6. Seaborn和Pandas的不同点

# 读取employee数据集
 In[74]: employee = pd.read_csv('data/employee.csv', 
                                parse_dates=['HIRE_DATE', 'JOB_DATE'])
         employee.head()
Out[74]:

# 用seaborn画出每个部门的柱状图
 In[75]: import seaborn as sns
 In[76]: sns.countplot(y='DEPARTMENT', data=employee)
Out[76]: <matplotlib.axes._subplots.AxesSubplot at 0x11e287128>

# 要是用pandas来做，需要先聚合数据
 In[77]: employee['DEPARTMENT'].value_counts().plot('barh')
Out[77]: <matplotlib.axes._subplots.AxesSubplot at 0x11e30a240>

# 用seaborn找到每个种族的平均工资
 In[78]: ax = sns.barplot(x='RACE', y='BASE_SALARY', data=employee)
         ax.figure.set_size_inches(16, 4)
Out[78]:

# 用pandas来做，需要先按照race分组
 In[79]: avg_sal = employee.groupby('RACE', sort=False)['BASE_SALARY'].mean()
         ax = avg_sal.plot(kind='bar', rot=0, figsize=(16,4), width=.8)
         ax.set_xlim(-.5, 5.5)
         ax.set_ylabel('Mean Salary')
Out[79]: Text(0,0.5,'Mean Salary')

# seaborn还支持在分组内使用第三个参数
 In[80]: ax = sns.barplot(x='RACE', y='BASE_SALARY', hue='GENDER', 
                          data=employee, palette='Greys')
         ax.figure.set_size_inches(16,4)
Out[80]:

# pandas则要对race和gender同时分组，并对gender做unstack
 In[81]: employee.groupby(['RACE', 'GENDER'], sort=False)['BASE_SALARY'] \
                 .mean().unstack('GENDER') \
                 .plot(kind='bar', figsize=(16,4), rot=0,
                       width=.8, cmap='Greys')
Out[81]: <matplotlib.axes._subplots.AxesSubplot at 0x11ecf45c0>

# 用seaborn话race和gender的盒图
 In[82]: ax = sns.boxplot(x='GENDER', y='BASE_SALARY', data=employee, hue='RACE', palette='Greys')
         ax.figure.set_size_inches(14,4)
Out[82]:

# pandas则要为gender创建两个独立的Axes，然后根据race画盒图
 In[83]: fig, ax_array = plt.subplots(1, 2, figsize=(14,4), sharey=True)
         for g, ax in zip(['Female', 'Male'], ax_array):
             employee.query('GENDER== @g') \
                     .boxplot(by='RACE', column='BASE_SALARY', ax=ax, rot=20)
             ax.set_title(g + ' Salary')
             ax.set_xlabel('')
         fig.suptitle('')
/Users/Ted/anaconda/lib/python3.6/site-packages/numpy/core/fromnumeric.py:57: FutureWarning: reshape is deprecated and will raise in a subsequent release.
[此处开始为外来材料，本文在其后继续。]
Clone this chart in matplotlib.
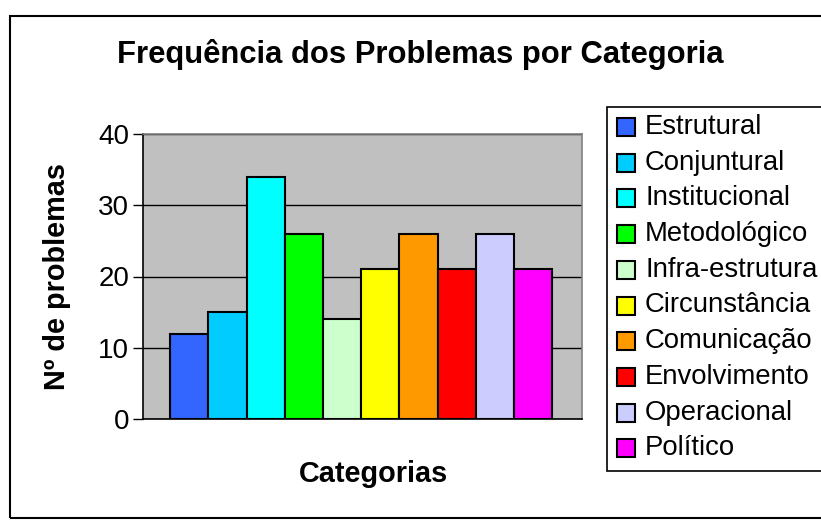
import matplotlib.pyplot as plt
from matplotlib.patches import Rectangle

plt.rcParams['font.family'] = ['Liberation Sans', 'DejaVu Sans']

# data
categorias = ['Estrutural', 'Conjuntural', 'Institucional', 'Metodológico',
              'Infra-estrutura', 'Circunstância', 'Comunicação', 'Envolvimento',
              'Operacional', 'Político']
problemas = [12, 15, 34, 26, 14, 21, 26, 21, 26, 21]
cores = ['#3366FF', '#00CCFF', '#00FFFF', '#00FF00', '#CCFFCC',
         '#FFFF00', '#FF9900', '#FF0000', '#CCCCFF', '#FF00FF']
yticks = [0, 10, 20, 30, 40]

W, H = 821, 521
fig = plt.figure(figsize=(W / 100, H / 100), dpi=100)

# outer chart border
fig.patches.append(Rectangle((10 / W, 1 - 518 / H), 830 / W, (518 - 16) / H,
                             transform=fig.transFigure, fill=False,
                             edgecolor='black', linewidth=1.5))

ax = fig.add_axes([143 / W, 1 - 419 / H, (582 - 143) / W, (419 - 134) / H])
ax.set_facecolor('#C0C0C0')

x = list(range(len(problemas)))
ax.bar(x, problemas, width=1.0, color=cores, edgecolor='black', linewidth=1.5, zorder=3)

ax.set_xlim(-0.5 - 0.71, len(problemas) - 0.5 + 0.78)
ax.set_ylim(0, 40)
ax.set_yticks(yticks)
ax.set_xticks([])
ax.tick_params(axis='y', direction='out', length=7, width=1, labelsize=20, pad=3)
ax.yaxis.grid(True, color='black', linewidth=1, zorder=1)
ax.set_axisbelow(True)

for s in ['top', 'right']:
    ax.spines[s].set_color('#808080')
    ax.spines[s].set_linewidth(1.2)
ax.spines['left'].set_color('black')
ax.spines['bottom'].set_color('black')
ax.spines['left'].set_linewidth(1.2)
ax.spines['bottom'].set_linewidth(1.2)

fig.text(420 / W, 1 - 55 / H, 'Frequência dos Problemas por Categoria',
         ha='center', va='center', fontsize=22.3, fontweight='bold')
fig.text(57 / W, 1 - 277 / H, 'Nº de problemas', rotation=90,
         ha='center', va='center', fontsize=20.8, fontweight='bold')
fig.text(373 / W, 1 - 474 / H, 'Categorias',
         ha='center', va='center', fontsize=20.8, fontweight='bold')

# legend box (runs past the right edge like the original)
fig.patches.append(Rectangle((607 / W, 1 - 471 / H), 300 / W, (471 - 107) / H,
                             transform=fig.transFigure, fill=True,
                             facecolor='white', edgecolor='black', linewidth=1.2))
for i, (nome, cor) in enumerate(zip(categorias, cores)):
    yc = 127 + i * 35.7
    fig.patches.append(Rectangle((617 / W, 1 - (yc + 9) / H), 18 / W, 18 / H,
                                 transform=fig.transFigure, facecolor=cor,
                                 edgecolor='black', linewidth=1.5))
    fig.text(645 / W, 1 - yc / H, nome, ha='left', va='center', fontsize=19.8)

fig.savefig('out.png', dpi=100)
Please use .values.reshape(...) instead
  return getattr(obj, method)(*args, **kwds)
Out[83]: Text(0.5,0.98,'')

# pandas也可以列表分离多个变量，但是画的图不优雅
 In[84]: ax = employee.boxplot(by=['GENDER', 'RACE'], 
                               column='BASE_SALARY', 
                               figsize=(16,4), rot=15)
         ax.figure.suptitle('')
/Users/Ted/anaconda/lib/python3.6/site-packages/numpy/core/fromnumeric.py:57: FutureWarning: reshape is deprecated and will raise in a subsequent release. Please use .values.reshape(...) instead
  return getattr(obj, method)(*args, **kwds)
Out[84]: Text(0.5,0.98,'')

7. 使用Seaborn网格做多变量分析

# 读取employee数据集，创建工龄的列
 In[85]: employee = pd.read_csv('data/employee.csv', 
                                parse_dates=['HIRE_DATE', 'JOB_DATE'])
         days_hired = (pd.to_datetime('12-1-2016') - employee['HIRE_DATE'])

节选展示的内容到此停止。